Republicans like to point out that you have to stand for something, or you'll fall for anything. The leadership, at least, of the Republican Party has abandoned the principles of small government and federalism that it used to stand for. Trampling traditional limits on governmental power in an earnest desire to do good in high-profile cases has been a hallmark of a certain sort of liberalism, and it's the sort of thing that I thought conservatives eschewed. If I were in charge of making the decision, I might well put the tube back and turn Terri Schiavo over to her family. But I'm not, and the Florida courts are, and they seem to have done a conscientious job. Maybe they came to the right decision, and maybe they didn't; this is a hard case. But respecting the courts' role in the system, and not rushing to overturn all the rules because we don't like the outcome, seems to me to be part of being a member of civilized society rather than a mob. I thought conservatives knew this. Before things are over, they may wish they hadn't forgotten.
History tells us that politically dominant coalitions fracture over issues that might initially seem insignificant. But the Reynolds and Danforth pieces suggest that this isn't about Terri Schiavo per se; rather, her sad story has become a screen onto which two very different visions of governance have been projected. In the end, as Reynolds suggests (albeit from a very different perspective), it's probably too much to hope that the "Danforth wing" will really defect to the Democrats, or even move toward internal agitation a la Moveon.org. But this schism is real, and it will color Republican actions for at least the rest of this Congress and quite possibly beyond.

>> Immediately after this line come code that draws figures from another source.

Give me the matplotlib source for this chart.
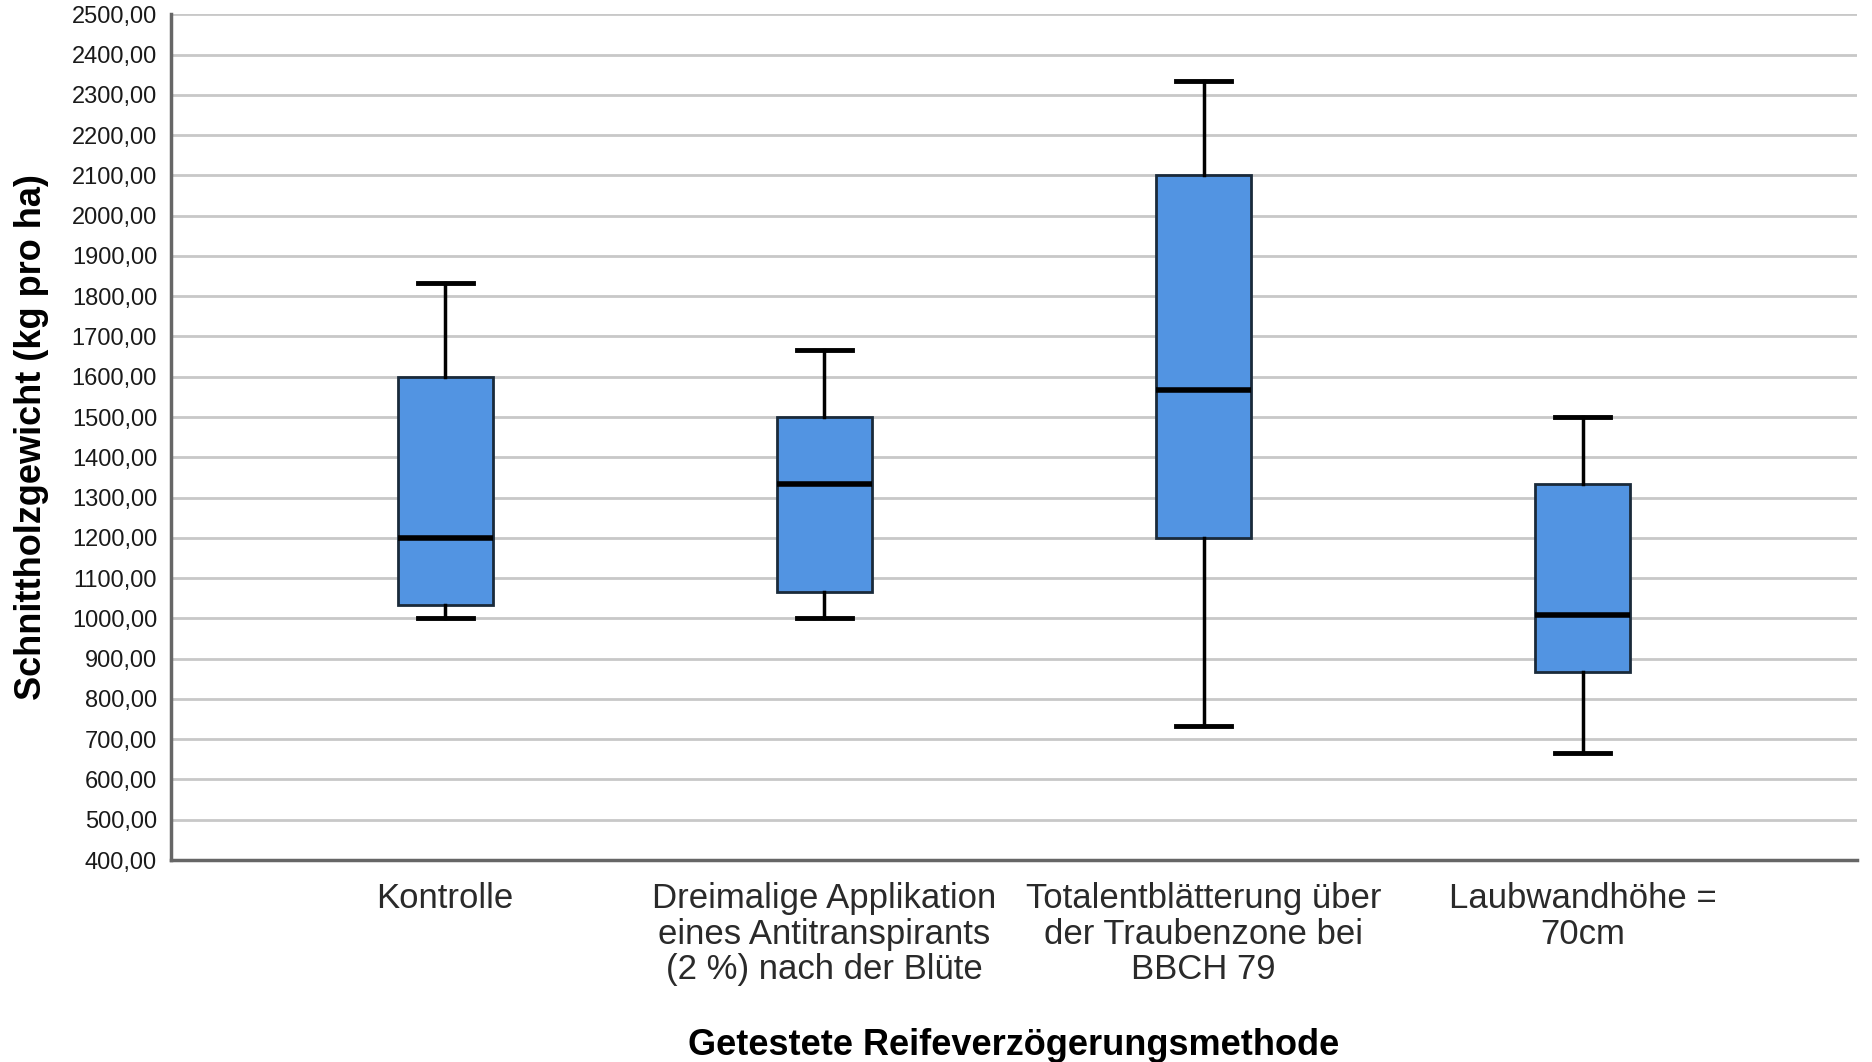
import matplotlib.pyplot as plt
import matplotlib.ticker as ticker

plt.rcParams['font.family'] = ['Liberation Sans', 'DejaVu Sans']

# Werte
gruppen = ["Kontrolle",
           "Dreimalige Applikation\neines Antitranspirants\n(2 %) nach der Blüte",
           "Totalentblätterung über\nder Traubenzone bei\nBBCH 79",
           "Laubwandhöhe =\n70cm"]
whisker_unten = [1000.00, 1000.00, 733.33, 666.67]
q1 = [1033.33, 1066.67, 1200.00, 866.67]
median = [1200.00, 1333.33, 1566.67, 1008.33]
q3 = [1600.00, 1500.00, 2100.00, 1333.33]
whisker_oben = [1833.33, 1666.67, 2333.33, 1500.00]

stats = []
for i in range(len(gruppen)):
    stats.append({'whislo': whisker_unten[i], 'q1': q1[i], 'med': median[i],
                  'q3': q3[i], 'whishi': whisker_oben[i], 'fliers': []})

fig = plt.figure(figsize=(18.72, 10.62), dpi=100)
ax = fig.add_axes([0.0913, 0.1902, 0.9007, 0.7963])

ax.bxp(stats, positions=[1, 2, 3, 4], widths=0.25, patch_artist=True,
       boxprops=dict(facecolor='#5294E2', edgecolor='#1a2a3a', linewidth=2),
       medianprops=dict(color='black', linewidth=4, solid_capstyle='butt'),
       whiskerprops=dict(color='black', linewidth=2.5),
       capprops=dict(color='black', linewidth=3.5),
       capwidths=0.145, zorder=3)

ax.set_xlim(0.277, 4.723)
ax.set_ylim(400, 2500)
ax.yaxis.set_major_locator(ticker.MultipleLocator(100))
ax.yaxis.set_major_formatter(ticker.FuncFormatter(lambda v, p: f"{v:.2f}".replace('.', ',')))
ax.set_xticks([1, 2, 3, 4])
ax.set_xticklabels(gruppen, fontsize=25, linespacing=1.1, color='#2a2a2a')

ax.grid(axis='y', color='#c8c8c8', linewidth=2, zorder=0)
ax.set_axisbelow(True)
ax.tick_params(axis='y', length=0, labelsize=17, pad=10, colors='#1a1a1a')
ax.tick_params(axis='x', length=0, pad=16)

for s in ['top', 'right']:
    ax.spines[s].set_visible(False)
for s in ['left', 'bottom']:
    ax.spines[s].set_color('#666666')
    ax.spines[s].set_linewidth(2.5)

ax.set_ylabel("Schnittholzgewicht (kg pro ha)", fontsize=26, fontweight='bold', labelpad=16)
ax.set_xlabel("Getestete Reifeverzögerungsmethode", fontsize=26, fontweight='bold', labelpad=30)

fig.savefig('out.png', dpi=100)
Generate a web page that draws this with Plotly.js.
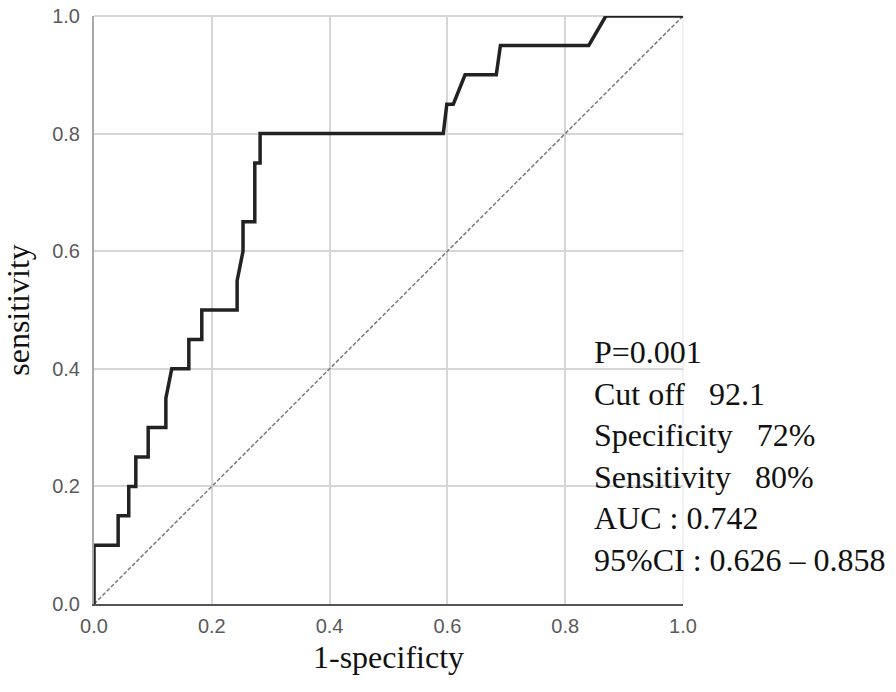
<!DOCTYPE html>
<html>
<head>
<meta charset="utf-8">
<script src="https://cdn.plot.ly/plotly-3.0.1.min.js"></script>
<style>html,body{margin:0;padding:0;background:#fff;}#chart{width:896px;height:692px;}</style>
</head>
<body>
<div id="chart"></div>
<script>
// ROC curve points (1-specificity, sensitivity)
var rocFpr = [0, 0, 0.041, 0.041, 0.059, 0.059, 0.071, 0.071, 0.092, 0.092, 0.122, 0.122, 0.132, 0.161, 0.161, 0.183, 0.183, 0.243, 0.243, 0.253, 0.253, 0.273, 0.273, 0.282, 0.282, 0.593, 0.599, 0.61, 0.63, 0.683, 0.69, 0.84, 0.869, 1.0];
var rocTpr = [0, 0.10, 0.10, 0.15, 0.15, 0.20, 0.20, 0.25, 0.25, 0.30, 0.30, 0.35, 0.40, 0.40, 0.45, 0.45, 0.50, 0.50, 0.55, 0.60, 0.65, 0.65, 0.75, 0.75, 0.80, 0.80, 0.85, 0.85, 0.90, 0.90, 0.95, 0.95, 1.0, 1.0];
// reference diagonal
var refX = [0, 1];
var refY = [0, 1];
var tickVals = [0, 0.2, 0.4, 0.6, 0.8, 1.0];
var tickText = ['0.0', '0.2', '0.4', '0.6', '0.8', '1.0'];
var statLines = ['P=0.001', 'Cut off\u00a0\u00a0 92.1', 'Specificity\u00a0\u00a0 72%', 'Sensitivity\u00a0\u00a0 80%', 'AUC : 0.742', '95%CI : 0.626 \u2013 0.858'];

var traces = [
  {x: refX, y: refY, type: 'scatter', mode: 'lines', line: {color: '#7a7a7a', width: 1.5, dash: '4px,2px'}, hoverinfo: 'skip', showlegend: false},
  {x: rocFpr, y: rocTpr, type: 'scatter', mode: 'lines', line: {color: '#222222', width: 3.5}, showlegend: false, cliponaxis: false}
];

var tickFont = {family: 'Liberation Sans, Arial, sans-serif', size: 20, color: '#5a5a5a'};
var titleFont = {family: 'Liberation Serif, Times New Roman, serif', size: 32, color: '#111111'};

var layout = {
  width: 896, height: 692,
  margin: {l: 94, r: 213, t: 16, b: 88, pad: 0},
  paper_bgcolor: '#ffffff', plot_bgcolor: '#ffffff',
  showlegend: false,
  xaxis: {
    range: [0, 1], tickvals: tickVals, ticktext: tickText, ticks: '',
    showgrid: true, gridcolor: '#d6d6d6', gridwidth: 2,
    showline: true, linecolor: '#555555', linewidth: 2,
    zeroline: false, tickfont: tickFont, ticklabelstandoff: 3,
    title: {text: '1-specificty', font: titleFont, standoff: 10}
  },
  yaxis: {
    range: [0, 1], tickvals: tickVals, ticktext: tickText, ticks: '',
    showgrid: true, gridcolor: '#d6d6d6', gridwidth: 2,
    showline: true, linecolor: '#a8a8a8', linewidth: 2,
    zeroline: false, tickfont: tickFont, ticklabelstandoff: 8,
    title: {text: 'sensitivity', font: titleFont, standoff: 24}
  },
  shapes: [
    {type: 'line', xref: 'paper', yref: 'paper', x0: 0, x1: 1, y0: 1, y1: 1, line: {color: '#d6d6d6', width: 2}, layer: 'below'},
    {type: 'line', xref: 'paper', yref: 'paper', x0: 1, x1: 1, y0: 0, y1: 1, line: {color: '#ececec', width: 1.5}, layer: 'below'}
  ],
  annotations: [{
    xref: 'paper', yref: 'paper', x: 0.8455, y: 0.2517, xanchor: 'left', yanchor: 'middle',
    align: 'left', showarrow: false,
    text: statLines.join('<br>'),
    font: {family: 'Liberation Serif, Times New Roman, serif', size: 32, color: '#111111'}
  }]
};

Plotly.newPlot('chart', traces, layout, {staticPlot: true, displayModeBar: false});
</script>
</body>
</html>
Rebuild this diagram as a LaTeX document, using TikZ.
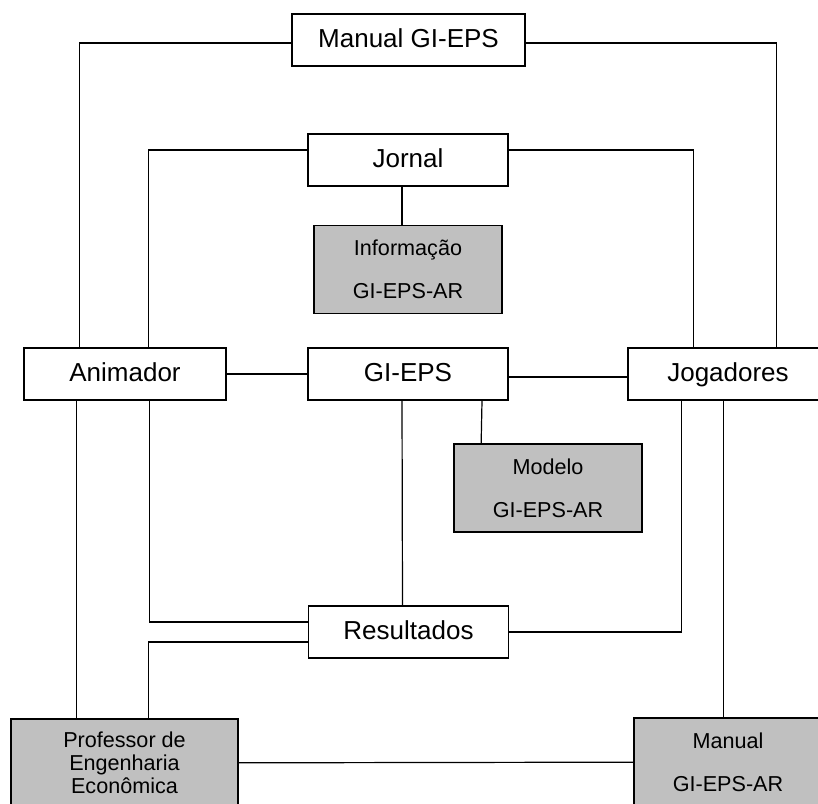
\documentclass[tikz,border=0pt]{standalone}
\usepackage{fontspec}
\setmainfont{Liberation Sans}
\usepackage{tikz}

\begin{document}
\begin{tikzpicture}[x=0.5pt,y=-0.5pt,
    box/.style={draw,line width=0.85pt,fill=white,inner sep=0pt,text height=9.4pt,text depth=2pt,
      minimum width=100pt,minimum height=26pt,font=\fontsize{13}{15}\selectfont},
    greybox/.style={draw,line width=0.85pt,fill=boxgrey,inner sep=0pt,align=center,
      minimum width=94pt,minimum height=44pt,font=\fontsize{10.8}{13}\selectfont},
    link/.style={line width=0.6pt}]
  \definecolor{boxgrey}{HTML}{C0C0C0}
  \clip (0,0) rectangle (818,803);
  \fill[white] (0,0) rectangle (818,803);
  \node[box,minimum width=116.5pt] (manual) at (408.5,40) {Manual GI-EPS};
  \node[box] (jornal) at (408,160) {Jornal};
  \node[greybox] (info) at (408,269.5) {Informação\\[8.5pt]GI-EPS-AR};
  \node[box,minimum width=101pt] (anim) at (125,374) {Animador};
  \node[box] (gieps) at (408,374) {GI-EPS};
  \node[box] (jog) at (728,374) {Jogadores};
  \node[greybox] (modelo) at (548,488) {Modelo\\[8.5pt]GI-EPS-AR};
  \node[box] (res) at (408.5,632) {Resultados};
  \node[greybox,minimum width=113.5pt,font=\fontsize{10.8}{11.5}\selectfont]
    (prof) at (124.5,763) {Professor de\\Engenharia\\Econômica};
  \node[greybox] (manar) at (728,762) {Manual\\[8.5pt]GI-EPS-AR};
  \draw[link] ([shift={(56,0)}]anim.north west) |- ([shift={(0,3)}]manual.west);
  \draw[link] ([shift={(149,0)}]jog.north west) |- ([shift={(0,3)}]manual.east);
  \draw[link] ([shift={(125,0)}]anim.north west) |- ([shift={(0,-10)}]jornal.west);
  \draw[link] ([shift={(66,0)}]jog.north west) |- ([shift={(0,-10)}]jornal.east);
  \draw[link] ([shift={(-6,0)}]jornal.south) -- ([shift={(-6,0)}]info.north);
  \draw[link] (anim) -- (gieps);
  \draw[link] ([shift={(0,3)}]gieps.east) -- ([shift={(0,3)}]jog.west);
  \draw[link] ([shift={(-6,0)}]gieps.south) -- ([shift={(-6,0)}]res.north);
  \draw[link] ([shift={(74,0)}]gieps.south) -- ([shift={(28,0)}]modelo.north west);
  \draw[link] ([shift={(126,0)}]anim.south west) |- ([shift={(0,-10)}]res.west);
  \draw[link] ([shift={(138,0)}]prof.north west) |- ([shift={(0,10)}]res.west);
  \draw[link] ([shift={(53,0)}]anim.south west) -- ([shift={(66,0)}]prof.north west);
  \draw[link] ([shift={(54,0)}]jog.south west) |- (res.east);
  \draw[link] ([shift={(96,0)}]jog.south west) -- ([shift={(90,0)}]manar.north west);
  \draw[link] (prof) -- (manar);
\end{tikzpicture}
\end{document}
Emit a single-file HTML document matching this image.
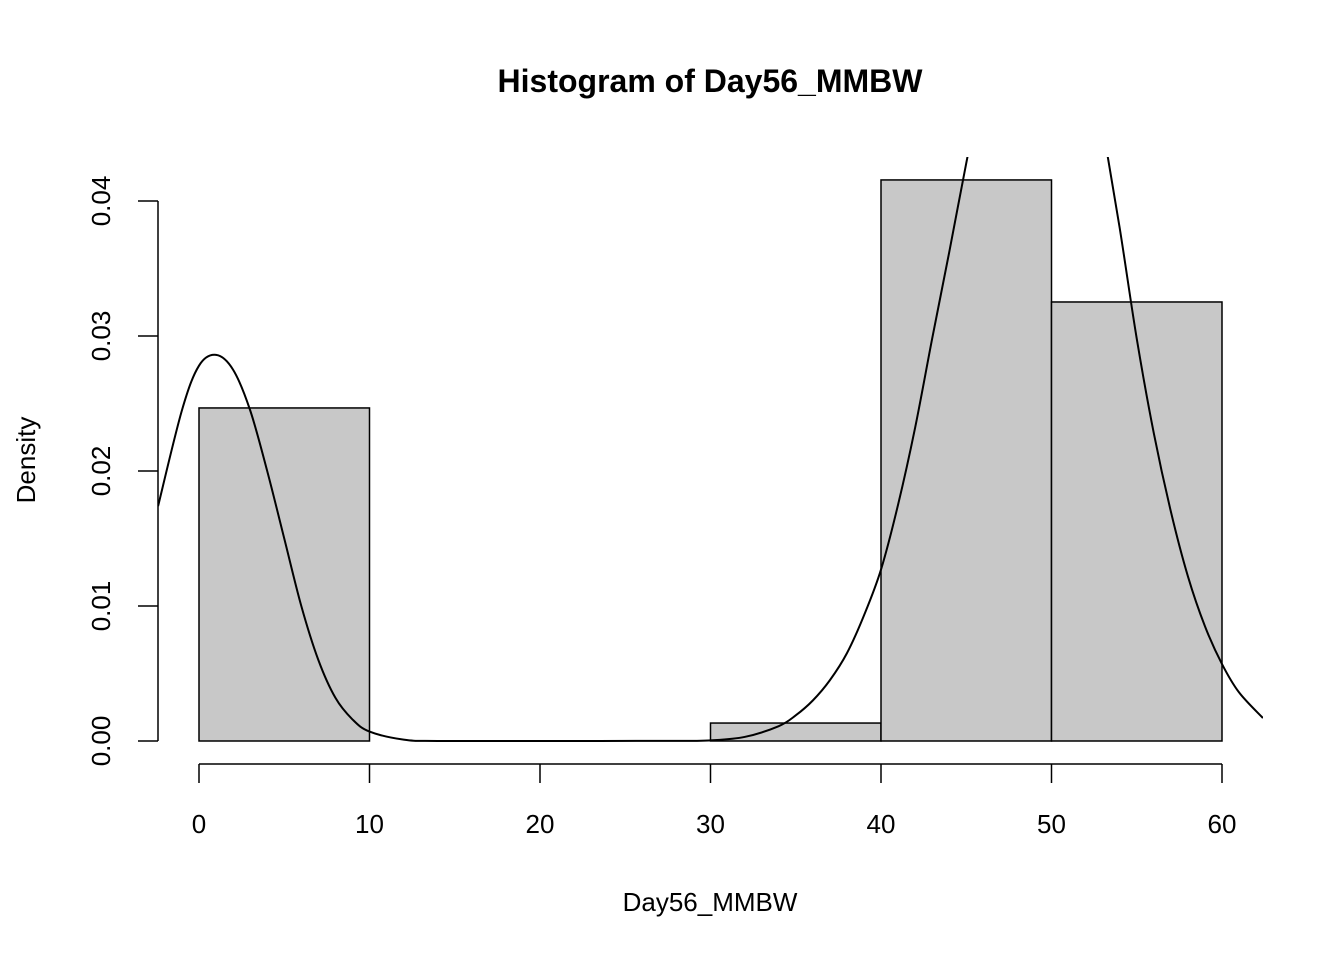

As an American first and a progressive second, one of my great hopes from last year's election was that a defeat of Bush and his politics of division, fear, and heedlessness would push the Republican Party back toward real "conservatism"--fiscal responsibility, prudent foreign policy, respect for process, checks and balances, problem-solving rather than ideological posturing. It would be ironic, but no less welcome, if this happened within the context of Republican political dominance rather than defeat.